Job: From the entries that follow, list every line in which the string "diagram" appears.

■ ■ ■ ■ ■

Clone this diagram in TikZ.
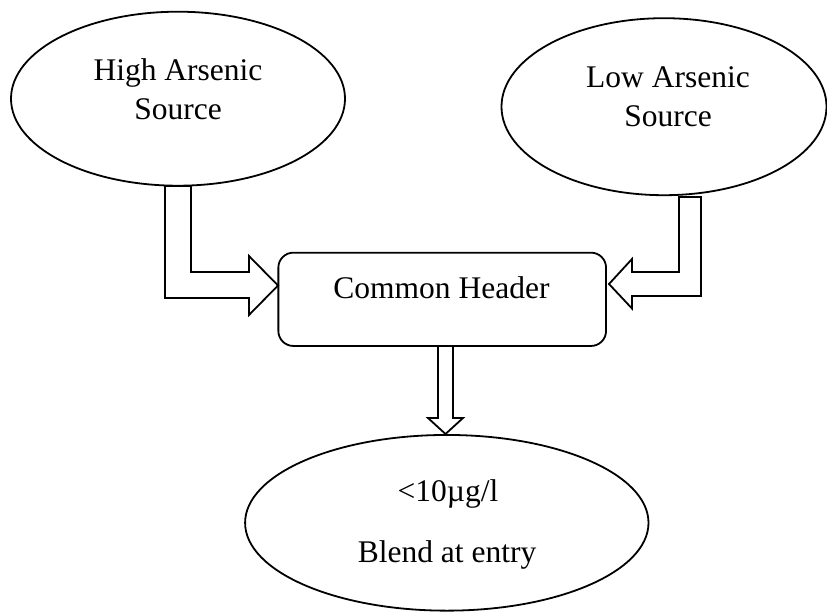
\documentclass[tikz,border=0pt]{standalone}
\usepackage{fontspec}
\setmainfont{Liberation Serif}
\usetikzlibrary{shapes.geometric}
\tikzset{
  oval/.style={draw, ellipse, line width=1.8pt, inner sep=0pt},
  hdrbox/.style={draw, rectangle, rounded corners=15pt, line width=1.8pt, inner sep=0pt},
  lbl/.style={font=\fontsize{31.5}{38}\selectfont, anchor=base, inner sep=0pt},
  blockarrow/.style={draw, line width=1.8pt, fill=white, line join=miter}
}
\begin{document}
\begin{tikzpicture}[x=1pt, y=-1pt]
\useasboundingbox (0,0) rectangle (827,613);
% sources
\node[oval, minimum width=334pt, minimum height=174pt] (hi) at (178,98.7) {};
\node[oval, minimum width=325pt, minimum height=177pt] (lo) at (664,106.7) {};
\node[hdrbox, minimum width=327.7pt, minimum height=93.3pt] (hdr) at (442.2,299.3) {};
\node[oval, minimum width=403.4pt, minimum height=175.7pt] (out) at (446.8,522.8) {};
% texts
\node[lbl] (t1) at (178,80) {High Arsenic};
\node[lbl] (t2) at (178,119) {Source};
\node[lbl] (t3) at (668,87.7) {Low Arsenic};
\node[lbl] (t4) at (668,126.7) {Source};
\node[lbl] (t5) at (441.5,298.3) {Common Header};
\node[lbl] (t6) at (448,501.7) {<10µg/l};
\node[lbl] (t7) at (447,562.7) {Blend at entry};
% block arrows
\draw[blockarrow] (165,186) -- (191,186) -- (191,272) -- (249,272) -- (249,256)
  -- (278,285.5) -- (249,315) -- (249,298) -- (165,298) -- cycle;
\draw[blockarrow] (679,197) -- (701,197) -- (701,296) -- (632,296) -- (632,308.5)
  -- (609,284) -- (632,259) -- (632,272) -- (679,272) -- cycle;
\draw[blockarrow] (438,346) -- (453,346) -- (453,418) -- (463,418)
  -- (445.5,434) -- (428,418) -- (438,418) -- cycle;
\end{tikzpicture}
\end{document}
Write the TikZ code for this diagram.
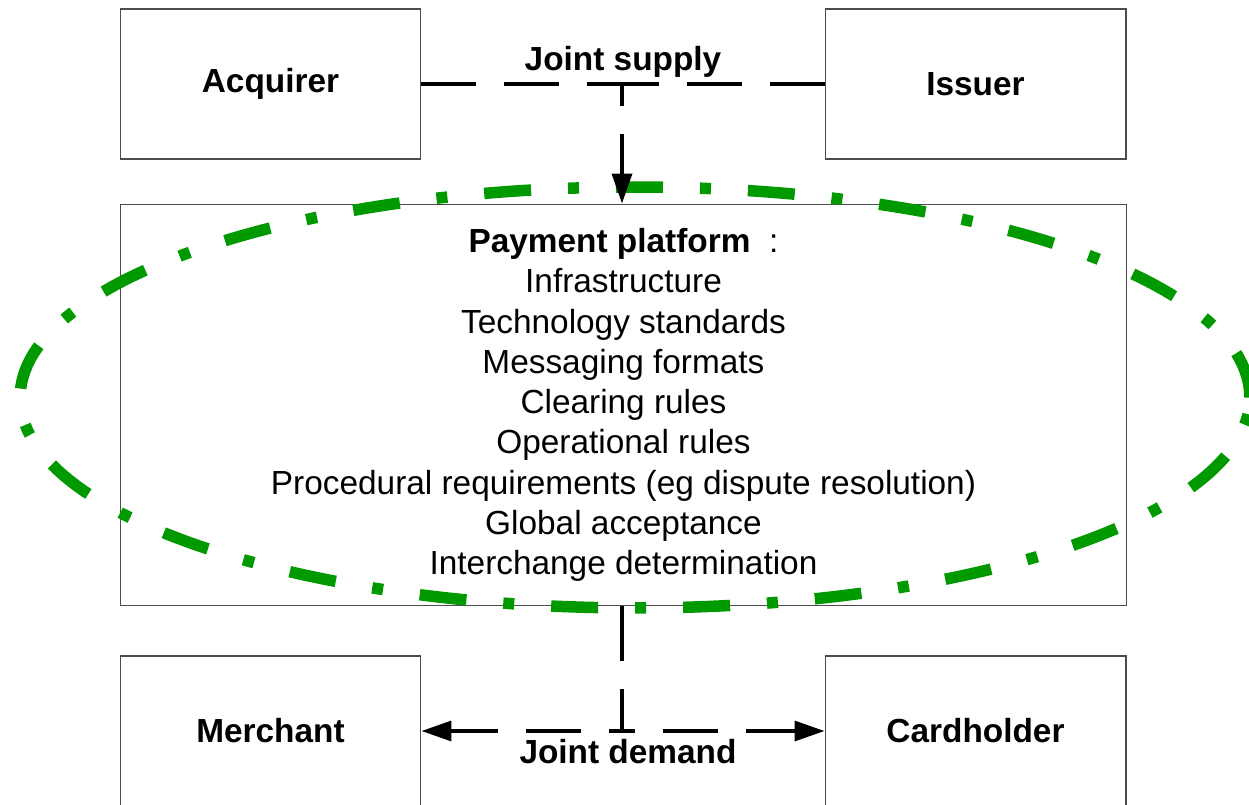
\documentclass[tikz,border=0pt]{standalone}
\usepackage{fontspec}
\setmainfont{Liberation Sans}
\usetikzlibrary{arrows.meta}
\definecolor{ringgreen}{RGB}{0,153,0}

\tikzset{
    box/.style={draw=gray!60!black, line width=0.6pt, minimum width=6.02cm, minimum height=3cm, font=\fontsize{19}{23}\selectfont\bfseries},
    lbl/.style={font=\fontsize{19}{23}\selectfont\bfseries, inner sep=0pt},
    dashline/.style={line width=2pt, dash pattern=on 1.1cm off 0.56cm},
    tip/.style={-{Triangle[length=0.6cm, width=0.4cm]}},
    ring/.style={ringgreen, line width=0.23cm, dash pattern=on 0.94cm off 0.74cm on 0.22cm off 0.74cm}
}

\begin{document}
\begin{tikzpicture}[x=0.02cm, y=-0.02cm]

    \useasboundingbox (0, 0) rectangle (1249, 805);
    \clip (0, 0) rectangle (1249, 805);

    \begin{scope}
        \node[box] (acq) at (270.5, 84) {Acquirer};
        \node[box] (iss) at (975.5, 84) {Issuer};
        \node[box] (mer) at (270.5, 731) {Merchant};
        \node[box] (card) at (975.5, 731) {Cardholder};

        \node[box, minimum width=20.14cm, minimum height=8.04cm, align=center, font=\fontsize{19}{22.9}\selectfont] (plat) at (623.5, 405)
            {\textbf{Payment platform}~~:\\Infrastructure\\Technology standards\\Messaging formats\\Clearing rules\\Operational rules\\Procedural requirements (eg dispute resolution)\\Global acceptance\\Interchange determination};

        % \draw[red] (plat.center) circle (2mm);
        \draw[ring] (635, 397.5) ellipse [x radius=12.3cm, y radius=4.21cm];
    \end{scope}

    \coordinate (js) at (622, 84);
    \coordinate (jd) at (622, 731);

    \node[lbl, anchor=base] (supply) at (623, 70) {Joint supply};
    \node[lbl, anchor=base] (demand) at (628, 763) {Joint demand};

    \draw[dashline] (acq.east) -- (js);
    \draw[dashline] (iss.west) -- (js);
    \draw[dashline, dash phase=0.66cm, tip] (js) -- (plat.north -| js);

    \draw[dashline] (plat.south -| jd) -- (jd);
    \draw[dashline, dash phase=0.84cm, tip] (jd) -- (mer.east);
    \draw[dashline, dash phase=0.84cm, tip] (jd) -- (card.west);

\end{tikzpicture}
\end{document}
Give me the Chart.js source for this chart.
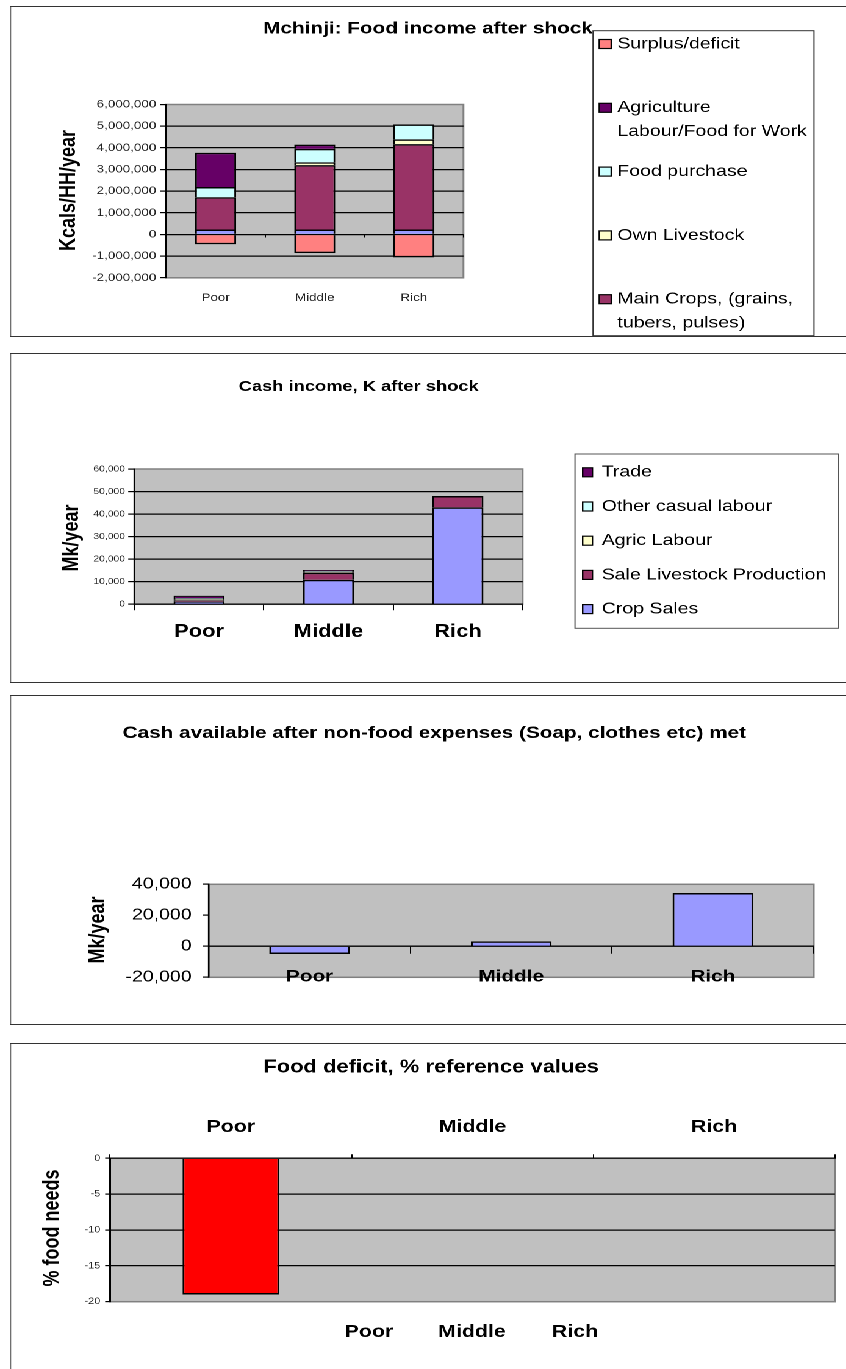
<!DOCTYPE html>
<html>
<head>
<meta charset="utf-8">
<title>Mchinji household economy after shock</title>
<script src="https://cdn.jsdelivr.net/npm/chart.js@4/dist/chart.umd.min.js"></script>
<style>
  html, body { margin: 0; padding: 0; background: #fff; width: 846px; height: 1369px; overflow: hidden; }
  /* the whole sheet is laid out in narrow units and widened horizontally */
  #page { position: absolute; left: 0; top: 0; width: 694px; height: 1369px;
          transform: scaleX(1.22); transform-origin: 0 0; }
  canvas { position: absolute; left: 0; }
  .panel { position: absolute; left: 8.2px; width: 720px; box-sizing: border-box;
           border: 1.6px solid #333; pointer-events: none; }
</style>
</head>
<body>
<div id="page">
  <canvas id="foodChart" width="694" height="345" style="top:0px"></canvas>
  <canvas id="cashChart" width="694" height="345" style="top:345px"></canvas>
  <canvas id="balanceChart" width="694" height="345" style="top:690px"></canvas>
  <canvas id="deficitChart" width="694" height="334" style="top:1035px"></canvas>
  <div class="panel" style="top:5.5px;height:331.5px"></div>
  <div class="panel" style="top:352.5px;height:330px"></div>
  <div class="panel" style="top:695px;height:330px"></div>
  <div class="panel" style="top:1042.5px;height:340px"></div>
</div>
<script>
// ---- wealth groups ----
const groups = ['Poor', 'Middle', 'Rich'];

// ---- food income after shock (kcal / household / year) ----
const foodOther        = [230000, 230000, 230000];
const foodMainCrops    = [1490000, 2970000, 3940000];
const foodOwnLivestock = [0, 130000, 220000];
const foodPurchase     = [470000, 620000, 690000];
const foodAgricLabour  = [1580000, 200000, 0];
const foodSurplus      = [-450000, -860000, -1060000];

// ---- cash income after shock (MK / year) ----
const cashCropSales      = [1200, 10900, 43000];
const cashLivestockSales = [600, 3100, 5000];
const cashAgricLabour    = [500, 300, 0];
const cashCasualLabour   = [500, 400, 0];
const cashTrade          = [1000, 500, 0];

// ---- cash left after non-food expenses (MK / year) ----
const cashAvailable = [-5000, 3200, 34400];

// ---- food deficit, % of reference needs ----
const foodDeficit = [-19, 0, 0];

const FONT = "'Liberation Sans', Arial, Helvetica, sans-serif";
Chart.defaults.font.family = FONT;
Chart.defaults.color = '#000';

const fmt = v => Number(v).toLocaleString('en-US');

function wrapText(ctx, text, maxW) {
  const words = text.split(' ');
  const lines = [];
  let cur = '';
  for (const w of words) {
    const test = cur ? cur + ' ' + w : w;
    if (cur && ctx.measureText(test).width > maxW) { lines.push(cur); cur = w; }
    else cur = test;
  }
  if (cur) lines.push(cur);
  return lines;
}

// grey plot area, titles and boxed legend for each panel
const panelDeco = {
  id: 'panelDeco',
  beforeDraw(chart) {
    const { ctx, chartArea: a } = chart;
    ctx.save();
    ctx.fillStyle = '#c0c0c0';
    ctx.fillRect(a.left, a.top, a.right - a.left, a.bottom - a.top);
    ctx.strokeStyle = '#808080';
    ctx.lineWidth = 1.5;
    ctx.strokeRect(a.left, a.top, a.right - a.left, a.bottom - a.top);
    ctx.restore();
  },
  afterDraw(chart, _args, o) {
    const ctx = chart.ctx;
    ctx.save();
    ctx.fillStyle = '#000';
    ctx.textAlign = 'center';
    ctx.textBaseline = 'middle';
    if (o.title) {
      ctx.font = `bold ${o.title.size}px ${FONT}`;
      ctx.fillText(o.title.text, o.title.x, o.title.y);
    }
    if (o.yTitle) {
      ctx.save();
      ctx.translate(o.yTitle.x, o.yTitle.y);
      ctx.rotate(-Math.PI / 2);
      ctx.font = `bold ${o.yTitle.size}px ${FONT}`;
      ctx.fillText(o.yTitle.text, 0, 0);
      ctx.restore();
    }
    const lg = o.legend;
    if (lg) {
      const items = chart.data.datasets
        .filter(d => !d.hideInLegend)
        .map(d => ({ label: d.label, color: d.backgroundColor }))
        .reverse();
      ctx.fillStyle = '#fff';
      ctx.fillRect(lg.x, lg.y, lg.w, lg.h);
      ctx.strokeStyle = lg.border;
      ctx.lineWidth = 1;
      ctx.strokeRect(lg.x, lg.y, lg.w, lg.h);
      ctx.font = `${lg.size}px ${FONT}`;
      ctx.textAlign = 'left';
      items.forEach((it, i) => {
        const cy = lg.firstY + i * lg.step;
        ctx.fillStyle = it.color;
        ctx.fillRect(lg.swX, cy - lg.swH / 2, lg.swW, lg.swH);
        ctx.strokeStyle = '#000';
        ctx.lineWidth = 1.2;
        ctx.strokeRect(lg.swX, cy - lg.swH / 2, lg.swW, lg.swH);
        ctx.fillStyle = '#000';
        wrapText(ctx, it.label, lg.maxW).forEach((ln, k) => {
          ctx.fillText(ln, lg.textX, cy + k * lg.lineH);
        });
      });
    }
    ctx.restore();
  }
};

const barStyle = { borderColor: '#000', borderWidth: 1.5 };
const interiorGrid = (lo, hi) => c => (c.tick && c.tick.value > lo && c.tick.value < hi) ? '#000' : 'rgba(0,0,0,0)';
const common = {
  responsive: false,
  maintainAspectRatio: false,
  devicePixelRatio: 2,
  animation: false,
  events: []
};

// ---------- 1. food income ----------
new Chart(document.getElementById('foodChart'), {
  type: 'bar',
  data: {
    labels: groups,
    datasets: [
      { label: 'Other sources', data: foodOther, backgroundColor: '#9999ff', hideInLegend: true },
      { label: 'Main Crops, (grains, tubers, pulses)', data: foodMainCrops, backgroundColor: '#993366' },
      { label: 'Own Livestock', data: foodOwnLivestock, backgroundColor: '#ffffcc' },
      { label: 'Food purchase', data: foodPurchase, backgroundColor: '#ccffff' },
      { label: 'Agriculture Labour/Food for Work', data: foodAgricLabour, backgroundColor: '#660066' },
      { label: 'Surplus/deficit', data: foodSurplus, backgroundColor: '#ff8080' }
    ].map(d => ({ ...d, ...barStyle, xAxisID: 'x', yAxisID: 'y', categoryPercentage: 1, barPercentage: 0.414 }))
  },
  options: {
    ...common,
    layout: { padding: { left: 76.1, right: 314.1, top: 104.5, bottom: 37.2 } },
    scales: {
      x: {
        type: 'category', stacked: true, position: { y: 0 }, offset: true,
        grid: { offset: true, drawOnChartArea: false, tickLength: 3, tickColor: '#000' },
        border: { display: false },
        ticks: { display: false }
      },
      xl: {
        type: 'category', position: 'bottom', offset: true,
        grid: { display: false, drawTicks: false }, border: { display: false },
        ticks: { font: { size: 11 }, color: '#222', padding: 13.4 },
        afterFit: s => { s.height = 30; }
      },
      y: {
        stacked: true, min: -2000000, max: 6000000,
        ticks: { stepSize: 1000000, font: { size: 11 }, color: '#222', padding: 3, callback: fmt },
        grid: { color: interiorGrid(-2000000, 6000000), tickColor: '#000', tickLength: 5, lineWidth: 1.2 },
        border: { display: true, color: '#000', width: 1.2 },
        afterFit: s => { s.width = 60; }
      }
    },
    plugins: {
      legend: { display: false }, tooltip: { enabled: false },
      panelDeco: {
        title: { text: 'Mchinji: Food income after shock', x: 350.8, y: 29, size: 17 },
        yTitle: { text: 'Kcals/HH/year', x: 56.6, y: 190.5, size: 18 },
        legend: { x: 486.1, y: 30.7, w: 181.1, h: 305, border: '#333', size: 16,
                  swX: 491.2, swW: 9.8, swH: 9, textX: 506, firstY: 44, step: 63.8, lineH: 24, maxW: 165 }
      }
    }
  },
  plugins: [panelDeco]
});

// ---------- 2. cash income ----------
new Chart(document.getElementById('cashChart'), {
  type: 'bar',
  data: {
    labels: groups,
    datasets: [
      { label: 'Crop Sales', data: cashCropSales, backgroundColor: '#9999ff' },
      { label: 'Sale Livestock Production', data: cashLivestockSales, backgroundColor: '#993366' },
      { label: 'Agric Labour', data: cashAgricLabour, backgroundColor: '#ffffcc' },
      { label: 'Other casual labour', data: cashCasualLabour, backgroundColor: '#ccffff' },
      { label: 'Trade', data: cashTrade, backgroundColor: '#660066' }
    ].map(d => ({ ...d, ...barStyle, xAxisID: 'x', yAxisID: 'y', categoryPercentage: 1, barPercentage: 0.394 }))
  },
  options: {
    ...common,
    layout: { padding: { left: 60.1, right: 265.6, top: 124, bottom: 40.7 } },
    scales: {
      x: {
        type: 'category', stacked: true, position: 'bottom', offset: true,
        grid: { offset: true, drawOnChartArea: false, tickLength: 6, tickColor: '#000' },
        border: { display: true, color: '#000', width: 1.2 },
        ticks: { font: { size: 18, weight: 'bold' }, color: '#000', padding: 10.9 },
        afterFit: s => { s.height = 45; }
      },
      y: {
        stacked: true, min: 0, max: 60000,
        ticks: { stepSize: 10000, font: { size: 8.5 }, color: '#222', padding: 2.6, callback: fmt },
        grid: { color: interiorGrid(0, 60000), tickColor: '#000', tickLength: 5, lineWidth: 1.2 },
        border: { display: true, color: '#000', width: 1.2 },
        afterFit: s => { s.width = 50; }
      }
    },
    plugins: {
      legend: { display: false }, tooltip: { enabled: false },
      panelDeco: {
        title: { text: 'Cash income, K after shock', x: 294, y: 42, size: 15 },
        yTitle: { text: 'Mk/year', x: 58.8, y: 193, size: 18 },
        legend: { x: 471.3, y: 109, w: 215.8, h: 174.3, border: '#555', size: 16,
                  swX: 477.6, swW: 8, swH: 9, textX: 493.2, firstY: 127.3, step: 34.2, lineH: 20, maxW: 400 }
      }
    }
  },
  plugins: [panelDeco]
});

// ---------- 3. cash available after non-food expenses ----------
new Chart(document.getElementById('balanceChart'), {
  type: 'bar',
  data: {
    labels: groups,
    datasets: [
      { label: 'Cash available', data: cashAvailable, backgroundColor: '#9999ff', ...barStyle,
        xAxisID: 'x', yAxisID: 'y', categoryPercentage: 1, barPercentage: 0.40 }
    ]
  },
  options: {
    ...common,
    layout: { padding: { left: 91.1, right: 27, top: 194.3, bottom: 57.7 } },
    scales: {
      x: {
        type: 'category', position: { y: 0 }, offset: true,
        grid: { offset: true, drawOnChartArea: false, tickLength: 7, tickColor: '#000' },
        border: { display: true, color: '#000', width: 1.2 },
        ticks: { display: false }
      },
      // group names sit on the lower edge of the plot
      xl: {
        type: 'category', position: { y: -20000 }, offset: true,
        grid: { display: false, drawTicks: false }, border: { display: false },
        ticks: { font: { size: 17, weight: 'bold' }, color: '#000', padding: -10.8 }
      },
      y: {
        min: -20000, max: 40000,
        ticks: { stepSize: 20000, font: { size: 16 }, color: '#000', padding: 9, callback: fmt },
        grid: { color: c => (c.tick && c.tick.value === 0) ? '#000' : 'rgba(0,0,0,0)', tickColor: '#000', tickLength: 5, lineWidth: 1.2 },
        border: { display: true, color: '#000', width: 1.2 },
        afterFit: s => { s.width = 80; }
      }
    },
    plugins: {
      legend: { display: false }, tooltip: { enabled: false },
      panelDeco: {
        title: { text: 'Cash available after non-food expenses (Soap, clothes etc) met', x: 356, y: 43.3, size: 17 },
        yTitle: { text: 'Mk/year', x: 80.7, y: 240, size: 18 }
      }
    }
  },
  plugins: [panelDeco]
});

// ---------- 4. food deficit ----------
new Chart(document.getElementById('deficitChart'), {
  type: 'bar',
  data: {
    labels: groups,
    datasets: [
      { label: 'Food deficit', data: foodDeficit, backgroundColor: '#ff0000', ...barStyle,
        xAxisID: 'x', yAxisID: 'y', categoryPercentage: 1, barPercentage: 0.40 }
    ]
  },
  options: {
    ...common,
    layout: { padding: { left: 50.2, right: 9.6, top: 83.3, bottom: 27.3 } },
    scales: {
      x: {
        type: 'category', position: 'top', offset: true,
        grid: { offset: true, drawOnChartArea: false, tickLength: 4, tickColor: '#000' },
        border: { display: true, color: '#000', width: 1.2 },
        ticks: { font: { size: 17.5, weight: 'bold' }, color: '#000', padding: 16.4 },
        afterFit: s => { s.height = 40; }
      },
      x2: {
        type: 'linear', position: 'bottom', min: -1.34, max: 3.35,
        grid: { display: false, drawTicks: false }, border: { display: false },
        afterBuildTicks: s => { s.ticks = groups.map((_, i) => ({ value: i })); },
        ticks: { font: { size: 17.5, weight: 'bold' }, color: '#000', padding: 19.8,
                 callback: v => groups[v] },
        afterFit: s => { s.height = 40; }
      },
      y: {
        min: -20, max: 0,
        ticks: { stepSize: 5, font: { size: 9 }, color: '#222', padding: 4 },
        grid: { color: interiorGrid(-20, 0), tickColor: '#000', tickLength: 4, lineWidth: 1.2 },
        border: { display: true, color: '#000', width: 1.5 },
        afterFit: s => { s.width = 40; }
      }
    },
    plugins: {
      legend: { display: false }, tooltip: { enabled: false },
      panelDeco: {
        title: { text: 'Food deficit, % reference values', x: 353.3, y: 32.3, size: 18 },
        yTitle: { text: '% food needs', x: 43.1, y: 193, size: 18 }
      }
    }
  },
  plugins: [panelDeco]
});
</script>
</body>
</html>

■ ■ ■ ■ ■

The solution:
Clone this diagram in TikZ.
Write the TikZ code for this diagram.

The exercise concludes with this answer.